El antiguo alcalde de Oviedo, don Valentín Masip, padre del actual dirigente socialista Antonio Masip, era un gran franquista, posiblemente con mucho acento cristiano, me es indiferente lo que pensara en su fuero interno. La historia de la izquierda en Oviedo, y por ampliación en Asturias, está marcada por muchas cosas, entre otras el hecho de que figuras notables de esa izquierda real y radical durante la primera transición fueran hijos de quienes dirigieron, avalaron y aplaudieron la brutal represión sobre los mineros asturianos en las huelgas de 1962 y 1964.

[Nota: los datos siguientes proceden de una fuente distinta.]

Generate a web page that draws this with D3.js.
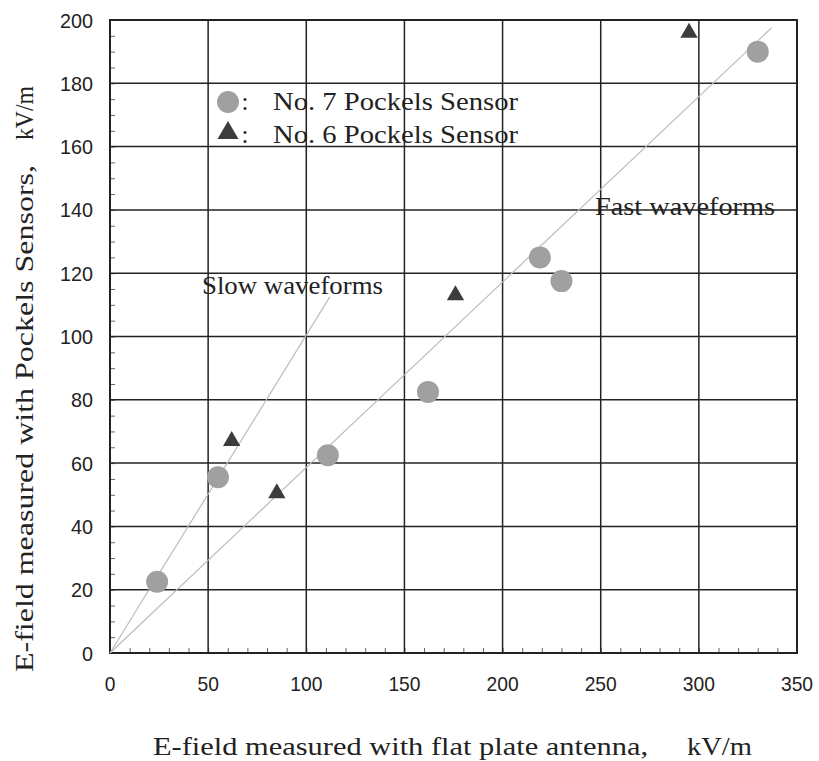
<!DOCTYPE html>
<html>
<head>
<meta charset="utf-8">
<script src="https://cdn.jsdelivr.net/npm/d3@7"></script>
<style>
  html, body { margin: 0; padding: 0; background: #fff; }
  svg { display: block; }
  .serif { font-family: "Liberation Serif", "DejaVu Serif", serif; fill: #222; }
  .tick-label { font-family: "Liberation Sans", Arial, sans-serif; font-size: 21px; fill: #222; }
</style>
</head>
<body>
<svg id="chart" width="819" height="761"></svg>
<script>
// data
const no7X = [24, 55, 111, 162, 219, 230, 330];
const no7Y = [22.5, 55.5, 62.5, 82.5, 125, 117.5, 190];
const no6X = [62, 85, 176, 295];
const no6Y = [67, 50.5, 113, 196];

const slowLineX = [0, 112];
const slowLineY = [0, 112.5];
const fastLineX = [0, 337];
const fastLineY = [0, 197.5];

const xTicks = [0, 50, 100, 150, 200, 250, 300, 350];
const yTicks = [0, 20, 40, 60, 80, 100, 120, 140, 160, 180, 200];

const margin = { top: 20, right: 22, bottom: 108, left: 110 };
const width = 819 - margin.left - margin.right;
const height = 761 - margin.top - margin.bottom;

const svg = d3.select('#chart');
const g = svg.append('g').attr('transform', `translate(${margin.left},${margin.top})`);

const x = d3.scaleLinear().domain([0, 350]).range([0, width]);
const y = d3.scaleLinear().domain([0, 200]).range([height, 0]);

// serif label helper, stretched to the width measured on the reference
function label(parent, txt, px, py, len, rotate) {
    const t = parent.append('text').attr('class', 'serif')
        .attr('font-size', 25)
        .attr('textLength', len)
        .attr('lengthAdjust', 'spacingAndGlyphs')
        .text(txt);
    if (rotate) t.attr('transform', `translate(${px},${py}) rotate(-90)`);
    else t.attr('x', px).attr('y', py);
    return t;
}

// minor ticks (inside the plot)
g.append('g')
    .call(d3.axisRight(y).tickValues(d3.range(0, 201, 5)).tickSize(5).tickFormat(''))
    .call(a => a.select('.domain').remove())
    .selectAll('line').attr('stroke', '#666');
g.append('g')
    .attr('transform', `translate(0,${height})`)
    .call(d3.axisTop(x).tickValues(d3.range(0, 351, 10)).tickSize(5).tickFormat(''))
    .call(a => a.select('.domain').remove())
    .selectAll('line').attr('stroke', '#666');

// major grid
g.append('g')
    .selectAll('line')
    .data(xTicks)
    .join('line')
    .attr('x1', d => x(d)).attr('x2', d => x(d))
    .attr('y1', 0).attr('y2', height)
    .attr('stroke', '#222').attr('stroke-width', 1.5);
g.append('g')
    .selectAll('line')
    .data(yTicks)
    .join('line')
    .attr('x1', 0).attr('x2', width)
    .attr('y1', d => y(d)).attr('y2', d => y(d))
    .attr('stroke', '#222').attr('stroke-width', 1.5);

g.append('rect')
    .attr('width', width).attr('height', height)
    .attr('fill', 'none').attr('stroke', '#222').attr('stroke-width', 2);

// tick labels
g.append('g')
    .selectAll('text')
    .data(yTicks)
    .join('text')
    .attr('class', 'tick-label')
    .attr('x', -17)
    .attr('y', d => y(d))
    .attr('dy', '0.36em')
    .attr('text-anchor', 'end')
    .attr('textLength', d => String(d).length * 11)
    .attr('lengthAdjust', 'spacingAndGlyphs')
    .text(d => d);
g.append('g')
    .selectAll('text')
    .data(xTicks)
    .join('text')
    .attr('class', 'tick-label')
    .attr('x', d => x(d))
    .attr('y', height + 30)
    .attr('dy', '0.36em')
    .attr('text-anchor', 'middle')
    .attr('textLength', d => String(d).length * 10.7)
    .attr('lengthAdjust', 'spacingAndGlyphs')
    .text(d => d);

// fit lines
const line = d3.line().x(d => x(d[0])).y(d => y(d[1]));
g.append('path')
    .attr('d', line(d3.zip(slowLineX, slowLineY)))
    .attr('fill', 'none').attr('stroke', '#bbb').attr('stroke-width', 1.2);
g.append('path')
    .attr('d', line(d3.zip(fastLineX, fastLineY)))
    .attr('fill', 'none').attr('stroke', '#bbb').attr('stroke-width', 1.2);

// annotations
label(g, 'Slow waveforms', 92, 274, 181);
label(g, 'Fast waveforms', 485, 195, 180);

// points
g.append('g')
    .selectAll('circle')
    .data(d3.zip(no7X, no7Y))
    .join('circle')
    .attr('cx', d => x(d[0]))
    .attr('cy', d => y(d[1]))
    .attr('r', 11)
    .attr('fill', '#a0a0a0');

const tri = d3.symbol().type(d3.symbolTriangle).size(130);
g.append('g')
    .selectAll('path')
    .data(d3.zip(no6X, no6Y))
    .join('path')
    .attr('d', tri)
    .attr('transform', d => `translate(${x(d[0])},${y(d[1])})`)
    .attr('fill', '#3c3c3c');

// legend
const legend = svg.append('g');
legend.append('circle').attr('cx', 228).attr('cy', 102).attr('r', 11).attr('fill', '#a0a0a0');
legend.append('path').attr('d', d3.symbol().type(d3.symbolTriangle).size(190)())
    .attr('transform', 'translate(228,133)').attr('fill', '#3c3c3c');
[[110, 'No. 7 Pockels Sensor'], [143, 'No. 6 Pockels Sensor']].forEach(([yy, t]) => {
    legend.append('text').attr('class', 'serif').attr('x', 245).attr('y', yy)
        .attr('font-size', 25).attr('text-anchor', 'middle').text(':');
    label(legend, t, 273, yy, 245);
});

// axis titles
label(svg, 'E-field measured with flat plate antenna,', 153, 755, 495);
label(svg, 'kV/m', 687, 755, 65);
label(svg, 'E-field measured with Pockels Sensors,', 33, 672, 507, true);
label(svg, 'kV/m', 33, 140, 54, true);
</script>
</body>
</html>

Los hijos del alcalde de Oviedo, el del gobernador civil Marcos Peña Royo - actual presidente del Consejo Económico y Social y militante socialista tras una breve estadía en el PCE-, y del jefe de Policía, Mourenza, cuyos hijos militaron y con notable valor y audacia en el PCE desde los años sesenta, para desesperación paterna. Se podrían citar más y sobresalientes.

Hay que asumir la singularidad de que la decadencia de Asturias coincide con el franquismo. Pero en eso ocurre como en Catalunya. Asturias perdió la guerra, pero un buen puñado de asturianos, y de catalanes, la ganaron. Hay una reflexión soberbia, casi diría un retrato de época y de casta, y de grandonismo, que protagonizó el barón de Grado, don Martín González del Valle, personaje importantísimo en la economía y la política, en Asturias y fuera de ella. La contó él mismo en un libro no venal titulado Vivencias y semblanzas dedicado a sus 34 nietos, para que supieran algunas cosas del abuelo y de sus hazañas. Ahí narra la visita que le hizo a un Franco ya terminal, en 1973. Se conocían desde agosto de 1936, en Sevilla, cuando su padre, Marqués de la Vega de Anzo, se presentó al Generalísimo, que apenas empezaba, con sus dos hijos, José María y este Martín, vestidos ya de militares para la Cruzada. Las palabras del barón de Grado a Franco ¡en 1973! deberían figurar en Asturias, y muy especialmente en Oviedo, con la misma fuerza que les da Lampedusa en la Sicilia moderna. Dirigiéndose al Caudillo, imagino que con voz cargada de emoción por la trascendencia, le espetó: "Mi general, quiero que sepa que nosotros somos los de siempre".

A partir de ahí es posible entender muchas cosas y situarse en un mundo moderno con un peso de la tradición brutal, teñido de melancolía y de retórica. Por eso uno se queda perplejo cuando escucha las cuitas de un paisano de Mieres, que al ir el primer domingo de septiembre a dar de comer a sus gallinas (pitas) se encontró que de las catorce que tenía, diez estaban muertas y cuatro desaparecidas. Gallinas de la raza asturiana pita pinta,¡un respeto! El buen hombre se vio de pronto metido en un lío, porque había que decidir quién le había liquidado el gallinero. Sin esa condición no había posibilidades de que le indemnizaran. Si fue un raposu (zorro, en bable) se lo ha de pagar el coto de caza; si las mataron los lobos, hay que reclamar al Gobierno del Principado, y si fueron perros asilvestrados, la responsabilidad es del Ayuntamiento. Yel hombre, con esa conciencia campesina de que todo está pensado para complicarte la vida, exclamaba a quien quisiera oírle, "¿Y a mí, quién me paga les pites?".

Asturias se mueve entre el nosotros, los de siempre y la astucia que dificulta saber quién pagará las pitas. En el fondo y en resumen, a nosotros los de siempre les importa un carajo quién mató las pitas.